A razão era uma mãe um tanto quanto liberal, ela deixava com que o coração agisse livremente, acreditando que somente assim ele poderia alcançar a maturidade, entretanto não se furtava do papel de repreendê-lo, quando a liberdade havia sido utilizada indevidamente. Dessa vez, aconteceu justamente assim, o filho cheio de devaneios agiu com uma pressa irrefletida, a ânsia de garoto se fez presente, a mãe prudente e rígida teve que intervir nas atitudes do filho. O coração não se conformou com a castração da mãe e argumentava com uma coerência de adulto, a mãe defendia com pulso firme uma opinião contrária a do filho.
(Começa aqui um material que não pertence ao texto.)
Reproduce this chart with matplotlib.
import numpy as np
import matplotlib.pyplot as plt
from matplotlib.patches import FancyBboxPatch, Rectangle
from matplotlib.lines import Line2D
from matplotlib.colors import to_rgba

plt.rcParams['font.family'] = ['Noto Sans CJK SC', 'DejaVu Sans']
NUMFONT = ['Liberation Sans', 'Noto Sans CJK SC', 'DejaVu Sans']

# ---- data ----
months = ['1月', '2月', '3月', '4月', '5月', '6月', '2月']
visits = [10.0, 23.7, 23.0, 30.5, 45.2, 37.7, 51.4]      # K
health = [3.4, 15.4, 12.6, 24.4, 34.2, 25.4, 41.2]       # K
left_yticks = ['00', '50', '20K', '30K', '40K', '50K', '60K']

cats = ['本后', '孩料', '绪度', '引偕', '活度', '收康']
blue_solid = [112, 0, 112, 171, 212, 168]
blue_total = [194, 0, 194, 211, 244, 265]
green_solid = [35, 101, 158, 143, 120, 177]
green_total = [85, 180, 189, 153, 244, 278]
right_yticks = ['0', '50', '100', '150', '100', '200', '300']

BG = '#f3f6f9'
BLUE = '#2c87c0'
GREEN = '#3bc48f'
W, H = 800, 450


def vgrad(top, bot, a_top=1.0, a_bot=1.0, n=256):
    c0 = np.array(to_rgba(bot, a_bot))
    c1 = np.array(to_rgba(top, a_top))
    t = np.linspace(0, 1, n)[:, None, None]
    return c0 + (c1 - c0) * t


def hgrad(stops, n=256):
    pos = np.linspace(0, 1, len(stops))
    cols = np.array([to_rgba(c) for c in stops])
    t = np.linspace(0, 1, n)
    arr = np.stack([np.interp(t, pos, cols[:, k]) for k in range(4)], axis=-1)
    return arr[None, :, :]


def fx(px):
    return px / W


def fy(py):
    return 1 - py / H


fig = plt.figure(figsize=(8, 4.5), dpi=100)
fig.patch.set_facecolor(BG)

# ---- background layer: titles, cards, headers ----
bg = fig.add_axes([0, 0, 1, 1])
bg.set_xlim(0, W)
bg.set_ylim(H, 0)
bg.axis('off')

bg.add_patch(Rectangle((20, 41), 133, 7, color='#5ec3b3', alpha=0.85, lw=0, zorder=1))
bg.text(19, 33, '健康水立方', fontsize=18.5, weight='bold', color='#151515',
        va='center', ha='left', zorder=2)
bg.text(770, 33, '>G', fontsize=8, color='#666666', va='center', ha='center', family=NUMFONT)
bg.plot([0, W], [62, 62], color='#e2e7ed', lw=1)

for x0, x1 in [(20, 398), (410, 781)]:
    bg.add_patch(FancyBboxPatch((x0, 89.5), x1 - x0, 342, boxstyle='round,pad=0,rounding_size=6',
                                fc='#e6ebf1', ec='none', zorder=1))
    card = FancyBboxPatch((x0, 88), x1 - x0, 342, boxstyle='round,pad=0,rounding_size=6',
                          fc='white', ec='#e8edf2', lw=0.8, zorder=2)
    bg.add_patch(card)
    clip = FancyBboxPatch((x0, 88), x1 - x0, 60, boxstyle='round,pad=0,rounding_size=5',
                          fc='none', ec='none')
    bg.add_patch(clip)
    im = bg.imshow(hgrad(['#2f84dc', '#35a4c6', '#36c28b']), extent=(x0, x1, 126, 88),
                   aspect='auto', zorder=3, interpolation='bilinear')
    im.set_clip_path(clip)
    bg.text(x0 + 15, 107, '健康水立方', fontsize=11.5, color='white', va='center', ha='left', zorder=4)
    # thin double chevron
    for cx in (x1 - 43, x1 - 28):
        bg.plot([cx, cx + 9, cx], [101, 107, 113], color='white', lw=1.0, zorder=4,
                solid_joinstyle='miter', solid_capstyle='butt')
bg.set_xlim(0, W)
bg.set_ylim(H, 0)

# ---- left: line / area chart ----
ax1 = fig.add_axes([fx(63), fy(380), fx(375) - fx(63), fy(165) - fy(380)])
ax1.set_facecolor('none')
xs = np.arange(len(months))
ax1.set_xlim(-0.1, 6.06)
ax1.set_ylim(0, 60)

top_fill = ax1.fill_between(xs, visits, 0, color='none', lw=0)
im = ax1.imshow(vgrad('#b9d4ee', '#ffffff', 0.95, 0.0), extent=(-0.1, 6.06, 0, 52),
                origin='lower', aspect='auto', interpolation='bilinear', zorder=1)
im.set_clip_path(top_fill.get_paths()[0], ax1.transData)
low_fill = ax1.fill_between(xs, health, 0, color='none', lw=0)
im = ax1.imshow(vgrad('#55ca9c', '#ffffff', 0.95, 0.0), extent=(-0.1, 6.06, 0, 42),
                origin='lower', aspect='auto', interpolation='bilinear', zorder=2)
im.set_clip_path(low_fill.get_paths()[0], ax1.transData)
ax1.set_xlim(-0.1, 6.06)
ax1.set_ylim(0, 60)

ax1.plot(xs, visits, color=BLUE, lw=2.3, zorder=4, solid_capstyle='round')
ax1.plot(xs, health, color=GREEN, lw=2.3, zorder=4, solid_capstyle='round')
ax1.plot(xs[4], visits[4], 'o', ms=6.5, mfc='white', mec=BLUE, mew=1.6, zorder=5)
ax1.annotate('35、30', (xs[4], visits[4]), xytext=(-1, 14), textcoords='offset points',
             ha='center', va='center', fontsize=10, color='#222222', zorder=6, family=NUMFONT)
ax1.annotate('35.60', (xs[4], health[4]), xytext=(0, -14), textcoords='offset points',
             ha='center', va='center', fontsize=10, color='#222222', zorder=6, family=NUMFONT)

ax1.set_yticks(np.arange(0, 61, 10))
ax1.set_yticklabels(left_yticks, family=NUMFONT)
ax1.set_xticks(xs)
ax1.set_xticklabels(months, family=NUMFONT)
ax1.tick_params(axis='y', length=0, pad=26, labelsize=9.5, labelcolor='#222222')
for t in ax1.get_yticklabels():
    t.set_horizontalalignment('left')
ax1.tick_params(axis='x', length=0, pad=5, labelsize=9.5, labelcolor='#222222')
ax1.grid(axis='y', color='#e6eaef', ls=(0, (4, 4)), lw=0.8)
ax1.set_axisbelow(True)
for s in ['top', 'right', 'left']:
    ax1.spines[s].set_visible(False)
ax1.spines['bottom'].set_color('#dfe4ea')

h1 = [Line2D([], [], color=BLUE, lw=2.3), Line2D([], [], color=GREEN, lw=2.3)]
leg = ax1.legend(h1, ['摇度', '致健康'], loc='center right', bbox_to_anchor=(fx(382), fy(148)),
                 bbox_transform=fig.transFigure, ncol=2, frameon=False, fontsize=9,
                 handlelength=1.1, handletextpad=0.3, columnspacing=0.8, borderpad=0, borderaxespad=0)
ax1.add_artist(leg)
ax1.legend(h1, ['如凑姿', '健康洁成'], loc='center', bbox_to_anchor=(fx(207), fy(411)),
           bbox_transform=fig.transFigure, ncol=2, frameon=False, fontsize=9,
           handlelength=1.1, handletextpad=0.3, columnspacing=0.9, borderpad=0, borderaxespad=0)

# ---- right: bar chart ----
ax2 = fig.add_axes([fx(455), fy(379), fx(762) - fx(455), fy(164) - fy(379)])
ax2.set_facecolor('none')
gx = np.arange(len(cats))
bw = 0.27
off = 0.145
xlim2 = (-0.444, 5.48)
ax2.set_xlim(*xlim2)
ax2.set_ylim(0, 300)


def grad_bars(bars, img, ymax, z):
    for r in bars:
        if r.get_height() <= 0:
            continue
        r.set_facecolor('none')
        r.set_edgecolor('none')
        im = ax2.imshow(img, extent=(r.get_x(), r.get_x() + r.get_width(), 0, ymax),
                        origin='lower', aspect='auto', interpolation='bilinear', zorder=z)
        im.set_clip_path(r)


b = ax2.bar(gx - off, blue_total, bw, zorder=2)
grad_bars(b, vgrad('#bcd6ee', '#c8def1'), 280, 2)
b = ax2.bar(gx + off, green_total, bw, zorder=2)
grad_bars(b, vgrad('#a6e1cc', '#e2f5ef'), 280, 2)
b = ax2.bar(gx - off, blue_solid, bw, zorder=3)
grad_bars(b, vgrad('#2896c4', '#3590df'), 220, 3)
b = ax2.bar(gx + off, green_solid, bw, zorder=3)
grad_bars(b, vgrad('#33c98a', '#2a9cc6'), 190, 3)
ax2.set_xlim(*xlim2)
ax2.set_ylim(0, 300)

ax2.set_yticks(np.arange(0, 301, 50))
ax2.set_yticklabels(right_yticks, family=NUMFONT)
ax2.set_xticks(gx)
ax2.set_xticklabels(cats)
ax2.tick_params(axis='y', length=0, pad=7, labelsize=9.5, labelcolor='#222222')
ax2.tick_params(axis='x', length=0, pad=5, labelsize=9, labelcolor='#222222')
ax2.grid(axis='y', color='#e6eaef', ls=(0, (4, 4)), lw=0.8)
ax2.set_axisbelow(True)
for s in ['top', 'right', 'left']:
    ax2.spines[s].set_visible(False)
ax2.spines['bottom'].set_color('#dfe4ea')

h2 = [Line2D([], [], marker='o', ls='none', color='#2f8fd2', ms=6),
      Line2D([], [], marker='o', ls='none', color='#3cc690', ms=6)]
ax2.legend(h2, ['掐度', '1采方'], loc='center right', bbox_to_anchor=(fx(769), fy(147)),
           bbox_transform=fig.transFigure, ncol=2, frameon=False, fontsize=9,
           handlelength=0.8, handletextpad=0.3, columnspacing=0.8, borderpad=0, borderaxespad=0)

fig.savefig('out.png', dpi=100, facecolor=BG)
Tantas palavras, tantos gritos, tantas explanações e eles estavam falando da minha vida, do rumo da minha única vida – eles brigavam pela escolha dos caminhos que eu deveria tomar e tudo que eu mais queria era gritar: Já chega!!


Apesar de tentar agir com imparcialidade, não posso negar minha empatia pelo coração, até então, sou apenas filha, entendo o quanto é complicado pensar muito direitinho, quando tudo passa tão rápido, é paft e puft e a gente precisa de uma decisão, de uma iniciativa. Quando dá pra pensar, tudo bem, a gente pensa. Mas nem é sempre, né? E afinal de contas, temos mamãe...
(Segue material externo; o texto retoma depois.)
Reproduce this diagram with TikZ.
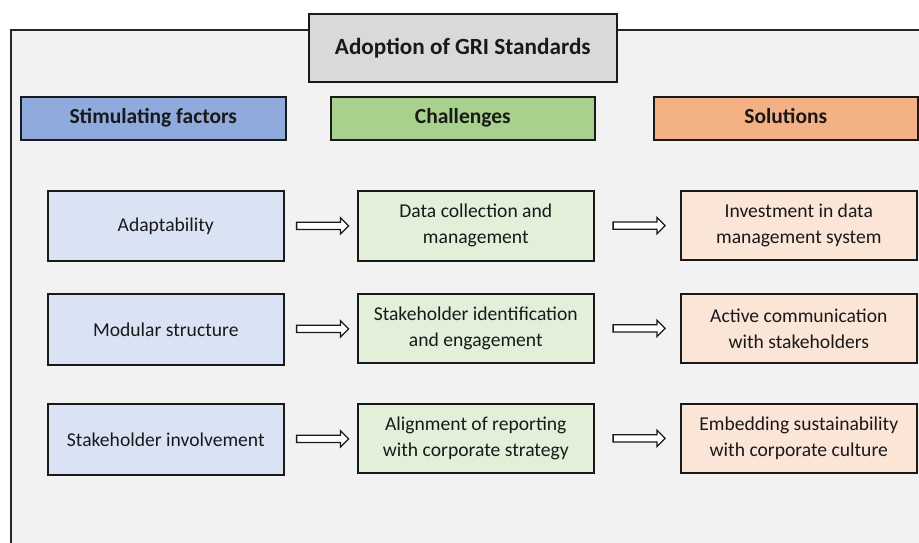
\documentclass[tikz,border=0pt]{standalone}
\usepackage{fontspec}
\setmainfont{Carlito}
\usetikzlibrary{shapes.arrows}
\definecolor{panel}{HTML}{F2F2F2}
\definecolor{titlefill}{HTML}{D9D9D9}
\definecolor{hblue}{HTML}{8FAADC}
\definecolor{hgreen}{HTML}{A9D18E}
\definecolor{horange}{HTML}{F4B183}
\definecolor{lblue}{HTML}{DAE3F3}
\definecolor{lgreen}{HTML}{E2F0D9}
\definecolor{lorange}{HTML}{FBE5D6}
\definecolor{edge}{HTML}{1A1A1A}
\tikzset{
  x=1pt, y=-1pt,
  box/.style={draw=edge, line width=1.6pt, anchor=north west, inner sep=0pt,
    align=center, font=\fontsize{19.6}{26}\selectfont, text=black!90},
  headbox/.style={box, font=\fontsize{21.5}{24}\selectfont\bfseries,
    text height=0.95em, text depth=0pt},
  flow/.style={single arrow, draw=edge, fill=white, line width=1.3pt,
    minimum height=52pt, minimum width=0pt, inner xsep=0pt, inner ysep=3pt,
    single arrow head extend=4.5pt, single arrow tip angle=90}
}
\begin{document}
\begin{tikzpicture}
\useasboundingbox (0,0) rectangle (919,542);
% background panel, running off the right and bottom edges
\fill[white] (0,0) rectangle (919,542);
\fill[panel] (11,30) rectangle (940,560);
\draw[draw=black!85, line width=1.4pt] (11,560) -- (11,30) -- (940,30);
% title
\node[box, fill=titlefill, minimum width=308pt, minimum height=68pt,
  font=\fontsize{23.2}{26}\selectfont\bfseries] (title) at (308,13) {Adoption of GRI Standards};
% column headers
\node[headbox, fill=hblue, minimum width=265pt, minimum height=43pt] (h1) at (20,96) {Stimulating factors};
\node[headbox, fill=hgreen, minimum width=264pt, minimum height=43pt] (h2) at (330,96) {Challenges};
\node[headbox, fill=horange, minimum width=264pt, minimum height=43pt] (h3) at (653,96) {Solutions};
% stimulating factors
\node[box, fill=lblue, minimum width=236pt, minimum height=70pt] (a1) at (47,190) {Adaptability};
\node[box, fill=lblue, minimum width=236pt, minimum height=71pt] (a2) at (47,293) {Modular structure};
\node[box, fill=lblue, minimum width=236pt, minimum height=71pt] (a3) at (47,403) {Stakeholder involvement};
% challenges
\node[box, fill=lgreen, minimum width=236pt, minimum height=70pt] (b1) at (357,190) {Data collection and\\management};
\node[box, fill=lgreen, minimum width=236pt, minimum height=69pt] (b2) at (357,293) {Stakeholder identification\\and engagement};
\node[box, fill=lgreen, minimum width=236pt, minimum height=69pt] (b3) at (357,403) {Alignment of reporting\\with corporate strategy};
% solutions
\node[box, fill=lorange, minimum width=236pt, minimum height=69pt] (c1) at (680,190) {Investment in data\\management system};
\node[box, fill=lorange, minimum width=236pt, minimum height=69pt] (c2) at (680,293) {Active communication\\with stakeholders};
\node[box, fill=lorange, minimum width=236pt, minimum height=69pt] (c3) at (680,403) {Embedding sustainability\\with corporate culture};
% block arrows between columns
\foreach \i in {1,2,3}{
  \path (a\i.east) -- (b\i.west) node[midway, flow] (p\i) {};
  \path (b\i.east) -- (c\i.west) node[midway, flow] (q\i) {};
}
\end{tikzpicture}
\end{document}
Mesmo quando eu brigo com a minha mamãe, nunca sei quem tá correta de verdade, eu defendo meu lado -que eu não sou besta nem nada- mas eu não sei como seria se eu fosse a mãe, sabe? Muito provavelmente eu agiria que nem a minha mãe, como a vovó deve ter agido com a mamãe e assim regressamente. Da mesma maneira, sei que os dois pensam de acordo com suas respectivas verdades. A mãe razão não quer que o filho coração se machuque por amá-lo demais, ao mesmo tempo não pode impedi-lo de tentar, mesmo que essa tentativa o exponha a transtornos irreparáveis. Toda mãe quer que o filho cresça, mas nenhuma mãe quer que o filho sofra. Mas acaso, já ouviu falar em crescimento sem sofrimento?
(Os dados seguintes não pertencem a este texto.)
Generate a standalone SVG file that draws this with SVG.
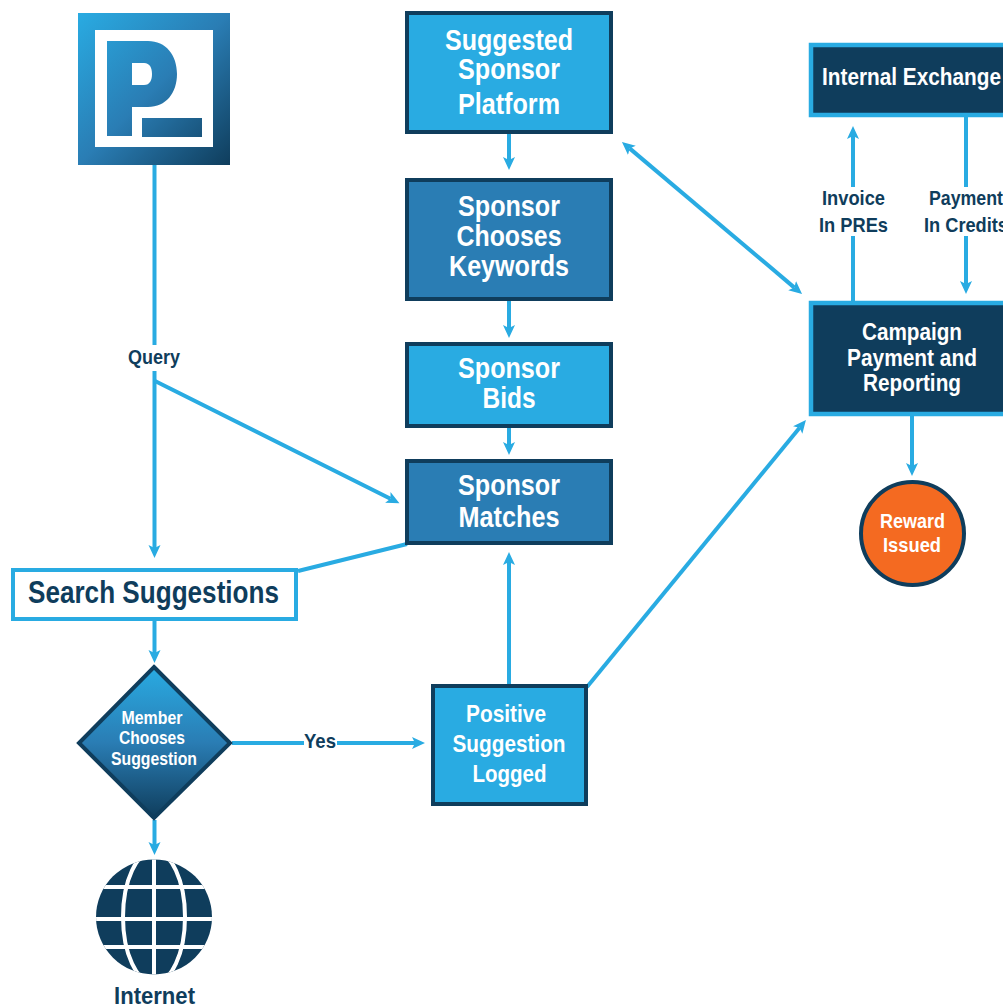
<svg xmlns="http://www.w3.org/2000/svg" width="1003" height="1008" viewBox="0 0 1003 1008">
<defs>
<linearGradient id="logoG" gradientUnits="userSpaceOnUse" x1="78" y1="13" x2="230" y2="165"><stop offset="0" stop-color="#29ABE2"/><stop offset="0.5" stop-color="#2A7DB4"/><stop offset="1" stop-color="#0F3D5C"/></linearGradient>
<linearGradient id="diaG" gradientUnits="userSpaceOnUse" x1="154" y1="667" x2="154" y2="818"><stop offset="0" stop-color="#29ABE2"/><stop offset="0.5" stop-color="#2A7DB4"/><stop offset="1" stop-color="#0F3D5C"/></linearGradient>
<marker id="ah" markerUnits="userSpaceOnUse" markerWidth="14" markerHeight="14" refX="3" refY="6.500" orient="auto-start-reverse" viewBox="0 0 14 13"><path d="M0 0.500L13 6.500L0 12.500L3 6.500Z" fill="#29ABE2"/></marker>
<clipPath id="gc"><ellipse cx="154" cy="917" rx="58" ry="57.500"/></clipPath>
</defs>
<style>
text{font-family:"Liberation Sans",Arial,sans-serif;font-weight:700;text-anchor:middle}
.l{fill:#fff}.d{fill:#0F3D5C}
.c{fill:none;stroke:#29ABE2;stroke-width:4}
.bl{fill:#29ABE2;stroke:#0F3D5C;stroke-width:4}
.bm{fill:#2A7DB4;stroke:#0F3D5C;stroke-width:4}
.bd{fill:#0F3D5C;stroke:#29ABE2;stroke-width:4.500}
.t1{font-size:29px}.t2{font-size:24px}.t3{font-size:24px}.t4{font-size:21px}.t5{font-size:17.500px}
</style>
<g id="connectors">
<path class="c" d="M154.500 165V345"/>
<path class="c" d="M154.500 371V548" marker-end="url(#ah)"/>
<path class="c" d="M155 381L390.500 498.800" marker-end="url(#ah)"/>
<path class="c" d="M154.500 621V653" marker-end="url(#ah)"/>
<path class="c" d="M154.500 820V845" marker-end="url(#ah)"/>
<path class="c" d="M232 743H304"/>
<path class="c" d="M337 743H415" marker-end="url(#ah)"/>
<path class="c" d="M509 134V160" marker-end="url(#ah)"/>
<path class="c" d="M509 301V328" marker-end="url(#ah)"/>
<path class="c" d="M509 428V445" marker-end="url(#ah)"/>
<path class="c" d="M509 684V562" marker-end="url(#ah)"/>
<path class="c" d="M298 571L407 544"/>
<path class="c" d="M587 687L799.600 427.700" marker-end="url(#ah)"/>
<path class="c" d="M629.600 148.400L794.400 287.600" marker-start="url(#ah)" marker-end="url(#ah)"/>
<path class="c" d="M853 301V236"/>
<path class="c" d="M853 187V136" marker-end="url(#ah)"/>
<path class="c" d="M966 117V187"/>
<path class="c" d="M966 236V284" marker-end="url(#ah)"/>
<path class="c" d="M912 416V466" marker-end="url(#ah)"/>
<text class="d t4" x="154" y="364" textLength="52" lengthAdjust="spacingAndGlyphs">Query</text>
<text class="d t4" x="320" y="748" textLength="32" lengthAdjust="spacingAndGlyphs">Yes</text>
<text class="d t4" x="853.500" y="205" textLength="63" lengthAdjust="spacingAndGlyphs">Invoice</text>
<text class="d t4" x="853.500" y="232" textLength="69" lengthAdjust="spacingAndGlyphs">In PREs</text>
<text class="d t4" x="966" y="205" textLength="74" lengthAdjust="spacingAndGlyphs">Payment</text>
<text class="d t4" x="966" y="232" textLength="84" lengthAdjust="spacingAndGlyphs">In Credits</text>
</g>
<g id="logo">
<rect x="78" y="13" width="152" height="152" fill="url(#logoG)"/>
<rect x="95" y="30" width="118" height="117" fill="#fff"/>
<path fill="url(#logoG)" fill-rule="evenodd" d="M107 41H148C166 41 177 55 177 74C177 93 166 107 148 107H132V136H107ZM132 63V85H144C150 85 152 80 152 74C152 68 150 63 144 63Z"/>
<rect x="142" y="118" width="60" height="19" fill="url(#logoG)"/>
</g>
<g id="suggested-sponsor-platform">
<rect class="bl" x="407" y="13" width="204" height="119"/>
<text class="l t1" x="509" y="50" textLength="128" lengthAdjust="spacingAndGlyphs">Suggested</text>
<text class="l t1" x="509" y="79" textLength="102" lengthAdjust="spacingAndGlyphs">Sponsor</text>
<text class="l t1" x="509" y="114" textLength="102" lengthAdjust="spacingAndGlyphs">Platform</text>
</g>
<g id="sponsor-chooses-keywords">
<rect class="bm" x="407" y="180" width="204" height="119"/>
<text class="l t1" x="509" y="216" textLength="102" lengthAdjust="spacingAndGlyphs">Sponsor</text>
<text class="l t1" x="509" y="246" textLength="105" lengthAdjust="spacingAndGlyphs">Chooses</text>
<text class="l t1" x="509" y="276" textLength="120" lengthAdjust="spacingAndGlyphs">Keywords</text>
</g>
<g id="sponsor-bids">
<rect class="bl" x="407" y="344" width="204" height="82"/>
<text class="l t1" x="509" y="378" textLength="102" lengthAdjust="spacingAndGlyphs">Sponsor</text>
<text class="l t1" x="509" y="408" textLength="53" lengthAdjust="spacingAndGlyphs">Bids</text>
</g>
<g id="sponsor-matches">
<rect class="bm" x="407" y="461" width="204" height="82"/>
<text class="l t1" x="509" y="495" textLength="102" lengthAdjust="spacingAndGlyphs">Sponsor</text>
<text class="l t1" x="509" y="527" textLength="101" lengthAdjust="spacingAndGlyphs">Matches</text>
</g>
<g id="search-suggestions">
<rect x="13" y="570" width="283" height="49" fill="#fff" stroke="#29ABE2" stroke-width="4"/>
<text class="d" font-size="32" x="153.500" y="603" textLength="251" lengthAdjust="spacingAndGlyphs">Search Suggestions</text>
</g>
<g id="member-chooses-suggestion">
<path d="M154 667L230 743L154 818L79 743Z" fill="url(#diaG)" stroke="#0F3D5C" stroke-width="4"/>
<text class="l t5" x="152" y="724" textLength="61" lengthAdjust="spacingAndGlyphs">Member</text>
<text class="l t5" x="152" y="744" textLength="66" lengthAdjust="spacingAndGlyphs">Chooses</text>
<text class="l t5" x="154" y="765" textLength="86" lengthAdjust="spacingAndGlyphs">Suggestion</text>
</g>
<g id="positive-suggestion-logged">
<rect class="bl" x="433" y="686" width="153" height="118"/>
<text class="l t2" x="506" y="722" textLength="80" lengthAdjust="spacingAndGlyphs">Positive</text>
<text class="l t2" x="509" y="752" textLength="113" lengthAdjust="spacingAndGlyphs">Suggestion</text>
<text class="l t2" x="509.500" y="782" textLength="74" lengthAdjust="spacingAndGlyphs">Logged</text>
</g>
<g id="internal-exchange">
<rect class="bd" x="811" y="45" width="230" height="70"/>
<text class="l t3" x="911.500" y="85" textLength="179" lengthAdjust="spacingAndGlyphs">Internal Exchange</text>
</g>
<g id="campaign-payment-reporting">
<rect class="bd" x="811" y="303" width="230" height="111"/>
<text class="l t3" x="912" y="340" textLength="100" lengthAdjust="spacingAndGlyphs">Campaign</text>
<text class="l t3" x="912" y="366" textLength="130" lengthAdjust="spacingAndGlyphs">Payment and</text>
<text class="l t3" x="912" y="391" textLength="98" lengthAdjust="spacingAndGlyphs">Reporting</text>
</g>
<g id="reward-issued">
<circle cx="912.500" cy="533.500" r="51.500" fill="#F46A21" stroke="#0F3D5C" stroke-width="4"/>
<text class="l t4" x="912.500" y="528" textLength="65" lengthAdjust="spacingAndGlyphs">Reward</text>
<text class="l t4" x="912" y="552" textLength="58" lengthAdjust="spacingAndGlyphs">Issued</text>
</g>
<g id="internet">
<g clip-path="url(#gc)">
<rect x="96" y="859" width="116" height="116" fill="#0F3D5C"/>
<g fill="none" stroke="#fff" stroke-width="4">
<path d="M90 887H218M90 919H218M90 947H218M154 855V980"/>
<ellipse cx="154" cy="917" rx="31" ry="66"/>
</g>
</g>
<text class="d t3" x="154.500" y="1004" textLength="81" lengthAdjust="spacingAndGlyphs">Internet</text>
</g>
</svg>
Meu coração faz muita burrice e sua mãe razão tenta contornar, às vezes até que dá certo, em outras a lambança fica ainda maior. Então volta o filho arrependido, a mãe tenta dizer que avisou, mas mãe que é mãe acolhe de braços abertos e oferece a barra da saia pra o filho enxugar as lágrimas. Mãe que é mãe não admite que ninguém aponte o erro do filho, ainda que ela mesma tenha consciência disso.


Vim a viagem inteira pensando em como eu tenho encaminhado a minha vida, em quantas circunstâncias eu só ouvi o coração e o quanto ser filha adolescente é complicado, a fase é de libertação, apesar de todo mundo saber que nunca se liberta completamente da mãe. Minha mãe ligou dizendo que eu não deveria descer quando o ônibus parasse, por causa dos perigos existentes na vida blábláblá e lá vão mil precauções... Acho isso a maior bobagem do milênio. Mas hoje, justamente hoje, eu resolvi obedecer, todo os passageiros desceram e eu fiquei parecendo uma abestalhada sentada sozinha. Fiquei porque ainda que minha mãe não esteja com a razão, ela é mais coração, ela é mais Nina. Ela é a parte mais cuidadosa de mim, ela me quer tanto bem... Obedeci e não me arrependo.


Cheguei em casa fazendo birra e falando o quanto ela é bobinha, ela só sorriu e disse: Mas você tá aqui vivinha da Silva. Tá bom pra você? haha Tava ótimo pra mim. Não desci e a mulher que tava do lado esquerdo da poltrona da frente desceu e voltou reclamando da quantidade de bêbados que deram ‘fiufiu’ e falaram meio mundo de obscenidades pra ela, enquanto a bichinha só ia comprar uma coca (cola, né?). Já pensou se fosse comigo? Eu ia no mínino arranjar uma confusão, eu já disse o quanto eu odeio provocações? Eu não ia pensar, mano. Eu ia chegar logo era quebrando tudo. Quem dá psiu pra mim nessa porra aqui, heein? Mamãe tinha razão, foi melhor eu ficar ali sentada quietinha... (Mamãe sempre sabe das coisas!) Caso contrário, talvez eu voltasse mesmo era quebradinha da silva. Não sorri, cara. Não é legal...

Um comentário:

  1. entrei no orkut, fui p o twitter, vi um link la, entrei... por acaso, li.

    Enfim, gostei! E muito!

    Te conhecendo um pouquim mais... na ufpi, e na vida agora.